Pray about it. The thought of becoming a priest keeps coming back to you. It may be the Lord’s invitation - a call to the priesthood. If you don’t try, you’ll never know.

I would suggest that you talk with her and keep the dating casual since you have not discerned marriage. You need to have the time to find out who you are and in what life you would be happy and productive. Unless you come to a clear conviction that you are called to marriage you can’t really get serious with her but that does not mean you have to break up either.

I also agree that you should seek a spiritual director, but also, pray this prayer because I know it helps me to discern if I’m supposed to be a nun or not. This is the prayer: Dear Father, please show me if I’m supposed to be a priest or not, by strengthening in me, your will, and lessening my own will. By the way, believe that God will answer this prayer, but also know that this really does take time to find and discern. Also it may help to pray for the gift of wisdom, and the ability to discern your purpose in life, by praying to the Holy Spirit, this will open your eyes to stuff you would’ve never thought of before. Don’t be afraid if you are called to become a priest because it’ll just strength your relationship with God if you do become a priest. If you decided to not become a priest be not afraid, for you can still have relationship with God, and someday maybe if God willing, your wife too. I’ll be praying for you, thanks for sharing this.
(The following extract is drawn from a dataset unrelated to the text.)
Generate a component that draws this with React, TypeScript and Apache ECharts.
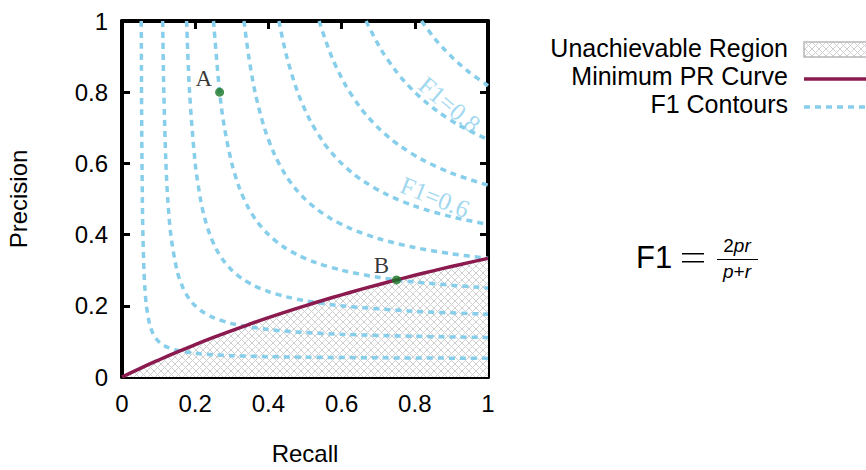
import React, { useEffect, useRef } from "react";
import * as echarts from "echarts";

// Minimum PR curve (recall, precision)
const minPRCurve: [number, number][] = [
  [0, 0], [0.05, 0.0244], [0.1, 0.0476], [0.15, 0.0698], [0.2, 0.0909], [0.25, 0.1111],
  [0.3, 0.1304], [0.35, 0.1489], [0.4, 0.1667], [0.45, 0.1837], [0.5, 0.2], [0.55, 0.2157],
  [0.6, 0.2308], [0.65, 0.2453], [0.7, 0.2593], [0.75, 0.2727], [0.8, 0.2857], [0.85, 0.2982],
  [0.9, 0.3103], [0.95, 0.322], [1, 0.3333],
];

// F1 contours (recall, precision)
const f1_01: [number, number][] = [
  [0.0526, 1], [0.0539, 0.7], [0.0556, 0.5], [0.0571, 0.4], [0.06, 0.3], [0.0625, 0.25], [0.0667, 0.2],
  [0.075, 0.15], [0.0833, 0.125], [0.0917, 0.11], [0.1, 0.1], [0.11, 0.0917], [0.125, 0.0833], [0.15, 0.075],
  [0.2, 0.0667], [0.25, 0.0625], [0.3, 0.06], [0.4, 0.0571], [0.5, 0.0556], [0.7, 0.0539], [1, 0.0526],
];
const f1_02: [number, number][] = [
  [0.1111, 1], [0.1143, 0.8], [0.12, 0.6], [0.125, 0.5], [0.1333, 0.4], [0.15, 0.3], [0.1667, 0.25],
  [0.1833, 0.22], [0.2, 0.2], [0.22, 0.1833], [0.25, 0.1667], [0.3, 0.15], [0.4, 0.1333], [0.5, 0.125],
  [0.6, 0.12], [0.8, 0.1143], [1, 0.1111],
];
const f1_03: [number, number][] = [
  [0.1765, 1], [0.1846, 0.8], [0.2, 0.6], [0.2143, 0.5], [0.225, 0.45], [0.24, 0.4], [0.2571, 0.36],
  [0.275, 0.33], [0.3, 0.3], [0.33, 0.275], [0.36, 0.2571], [0.4, 0.24], [0.45, 0.225], [0.5, 0.2143],
  [0.6, 0.2], [0.8, 0.1846], [1, 0.1765],
];
const f1_04: [number, number][] = [
  [0.25, 1], [0.2667, 0.8], [0.28, 0.7], [0.3, 0.6], [0.3212, 0.53], [0.3429, 0.48], [0.3667, 0.44],
  [0.4, 0.4], [0.44, 0.3667], [0.48, 0.3429], [0.53, 0.3212], [0.6, 0.3], [0.7, 0.28], [0.8, 0.2667], [1, 0.25],
];
const f1_05: [number, number][] = [
  [0.3333, 1], [0.3462, 0.9], [0.3636, 0.8], [0.3889, 0.7], [0.4167, 0.625], [0.4453, 0.57], [0.4732, 0.53],
  [0.5, 0.5], [0.53, 0.4732], [0.57, 0.4453], [0.625, 0.4167], [0.7, 0.3889], [0.8, 0.3636], [0.9, 0.3462], [1, 0.3333],
];
const f1_06: [number, number][] = [
  [0.4286, 1], [0.45, 0.9], [0.48, 0.8], [0.5143, 0.72], [0.55, 0.66], [0.5727, 0.63], [0.6, 0.6],
  [0.63, 0.5727], [0.66, 0.55], [0.72, 0.5143], [0.8, 0.48], [0.9, 0.45], [1, 0.4286],
];
const f1_07: [number, number][] = [
  [0.5385, 1], [0.5727, 0.9], [0.6106, 0.82], [0.6488, 0.76], [0.6724, 0.73], [0.7, 0.7],
  [0.73, 0.6724], [0.76, 0.6488], [0.82, 0.6106], [0.9, 0.5727], [1, 0.5385],
];
const f1_08: [number, number][] = [
  [0.6667, 1], [0.7077, 0.92], [0.7478, 0.86], [0.7721, 0.83], [0.8, 0.8],
  [0.83, 0.7721], [0.86, 0.7478], [0.92, 0.7077], [1, 0.6667],
];
const f1_09: [number, number][] = [
  [0.8182, 1], [0.855, 0.95], [0.8809, 0.92], [0.9, 0.9], [0.92, 0.8809], [0.95, 0.855], [1, 0.8182],
];
const contours = [f1_01, f1_02, f1_03, f1_04, f1_05, f1_06, f1_07, f1_08, f1_09];

// Marked points
const pointNames = ["A", "B"];
const pointValues: [number, number][] = [[0.2667, 0.8], [0.75, 0.2727]];

// Contour labels
const contourLabels = ["F1=0.8", "F1=0.6"];
const contourLabelAnchors: [number, number][] = [[0.895, 0.765], [0.855, 0.505]];
const contourLabelAngles = [-40, -22];

const axisTicks = [0, 0.2, 0.4, 0.6, 0.8, 1];

const SANS = "'Liberation Sans', Arial, Helvetica, sans-serif";
const SERIF = "'Liberation Serif', 'Times New Roman', serif";
const BLUE = "#87ceeb";
const MAROON = "#8b1a4f";

function makeHatch(): string {
  const s = 7;
  const c = document.createElement("canvas");
  c.width = s;
  c.height = s;
  const ctx = c.getContext("2d")!;
  ctx.fillStyle = "#ffffff";
  ctx.fillRect(0, 0, s, s);
  ctx.strokeStyle = "#cfcfcf";
  ctx.lineWidth = 1;
  ctx.beginPath();
  ctx.moveTo(-1, -1);
  ctx.lineTo(s + 1, s + 1);
  ctx.moveTo(s + 1, -1);
  ctx.lineTo(-1, s + 1);
  ctx.stroke();
  return c.toDataURL();
}

export default function App() {
  const ref = useRef<HTMLDivElement>(null);
  useEffect(() => {
    if (!ref.current) return;
    const chart = echarts.init(ref.current, null, { renderer: "svg" });
    const hatch = makeHatch();
    const axisLine = { show: true, onZero: false, lineStyle: { color: "#000", width: 4 } };
    const axisTick = { show: true, inside: true, length: 8, lineStyle: { color: "#000", width: 3 } };
    const axisLabel = { fontSize: 24, color: "#000", fontFamily: SANS };
    const base = {
      type: "value" as const,
      min: axisTicks[0],
      max: axisTicks[axisTicks.length - 1],
      interval: axisTicks[1] - axisTicks[0],
      splitLine: { show: false },
    };
    const series: any[] = [];
    series.push({
      type: "line",
      data: minPRCurve,
      symbol: "none",
      lineStyle: { width: 0, opacity: 0 },
      areaStyle: { color: { image: hatch, repeat: "repeat" }, opacity: 1 },
      z: 1,
      silent: true,
    });
    contours.forEach((c) => {
      series.push({
        type: "line",
        data: c,
        symbol: "none",
        smooth: 0.3,
        lineStyle: { color: BLUE, width: 3.5, type: [6, 5] },
        z: 2,
        silent: true,
      });
    });
    series.push({
      type: "line",
      data: minPRCurve,
      symbol: "none",
      smooth: true,
      lineStyle: { color: MAROON, width: 3.5 },
      z: 3,
      silent: true,
    });
    contourLabels.forEach((t, i) => {
      series.push({
        type: "scatter",
        data: [contourLabelAnchors[i]],
        symbolSize: 0,
        z: 4,
        label: {
          show: true,
          position: "inside",
          formatter: t,
          rotate: contourLabelAngles[i],
          color: BLUE,
          fontFamily: SERIF,
          fontSize: 25,
        },
        silent: true,
      });
    });
    series.push({
      type: "scatter",
      data: pointValues.map((v, i) => ({ value: v, name: pointNames[i] })),
      symbol: "circle",
      symbolSize: 9,
      itemStyle: { color: "#157526" },
      z: 5,
      label: {
        show: true,
        position: "left",
        distance: 3,
        offset: [0, -14],
        formatter: "{b}",
        color: "#000",
        fontFamily: SERIF,
        fontSize: 23,
      },
      silent: true,
    });

    chart.setOption({
      animation: false,
      backgroundColor: "#fff",
      grid: { left: 122, top: 21, width: 366, height: 366 },
      xAxis: [
        {
          ...base,
          position: "bottom",
          axisLine,
          axisTick,
          axisLabel: { ...axisLabel, margin: 14 },
          name: "Recall",
          nameLocation: "middle",
          nameGap: 64,
          nameTextStyle: { fontSize: 24, color: "#000", fontFamily: SANS },
        },
        { ...base, position: "top", axisLine, axisTick, axisLabel: { show: false } },
      ],
      yAxis: [
        {
          ...base,
          position: "left",
          axisLine,
          axisTick,
          axisLabel: { ...axisLabel, margin: 14 },
          name: "Precision",
          nameLocation: "middle",
          nameGap: 92,
          nameTextStyle: { fontSize: 24, color: "#000", fontFamily: SANS },
        },
        { ...base, position: "right", axisLine, axisTick, axisLabel: { show: false } },
      ],
      series,
      graphic: [
        { type: "text", right: 866 - 788, top: 35, style: { text: "Unachievable Region", fontSize: 25, fontFamily: SANS, fill: "#000" } },
        { type: "text", right: 866 - 788, top: 63, style: { text: "Minimum PR Curve", fontSize: 25, fontFamily: SANS, fill: "#000" } },
        { type: "text", right: 866 - 788, top: 91, style: { text: "F1 Contours", fontSize: 25, fontFamily: SANS, fill: "#000" } },
        { type: "rect", shape: { x: 804, y: 42, width: 70, height: 15 }, style: { fill: { image: hatch, repeat: "repeat" } as any, stroke: "#b8b8b8", lineWidth: 1.5 } },
        { type: "line", shape: { x1: 804, y1: 79, x2: 866, y2: 79 }, style: { stroke: MAROON, lineWidth: 3.5 } },
        { type: "line", shape: { x1: 804, y1: 107, x2: 866, y2: 107 }, style: { stroke: BLUE, lineWidth: 3.5, lineDash: [6, 5] } },
        { type: "text", x: 636, y: 257, style: { text: "F1", fontSize: 31, fontFamily: SANS, fill: "#000", verticalAlign: "middle" } },
        { type: "rect", shape: { x: 682, y: 253, width: 22, height: 1.5 }, style: { fill: "#000" } },
        { type: "rect", shape: { x: 682, y: 261, width: 22, height: 1.5 }, style: { fill: "#000" } },
        {
          type: "text", x: 737, y: 255,
          style: {
            text: "{n|2}{i|pr}", align: "center", verticalAlign: "bottom", fill: "#000",
            rich: { n: { fontSize: 19, fontFamily: SANS }, i: { fontSize: 19, fontFamily: SANS, fontStyle: "italic" } },
          } as any,
        },
        { type: "line", shape: { x1: 717, y1: 259.5, x2: 758, y2: 259.5 }, style: { stroke: "#000", lineWidth: 1.2 } },
        {
          type: "text", x: 737, y: 262,
          style: {
            text: "{i|p}{n|+}{i|r}", align: "center", verticalAlign: "top", fill: "#000",
            rich: { n: { fontSize: 19, fontFamily: SANS }, i: { fontSize: 19, fontFamily: SANS, fontStyle: "italic" } },
          } as any,
        },
      ],
    });
    return () => chart.dispose();
  }, []);
  return <div ref={ref} style={{ width: 866, height: 470, position: "absolute", left: 0, top: 0 }} />;
}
I am in the same boat. I am not currently following the catholic faith but I have in the past. I have felt the call to be a nun but I also feel anxious and not very good about it. I doesn’t feel like the right thing to do since I have no interest in being a nun but I also feel like I fail at relationships. I pray but I feel like it is not enough. I understand your pain. I want a family and to get married butI have this constant nagging thought about being a nun and it drives me crazy and I am not happy about it either…it brings my life down. :frowning: I hope that you have had more luck than me. Keep praying!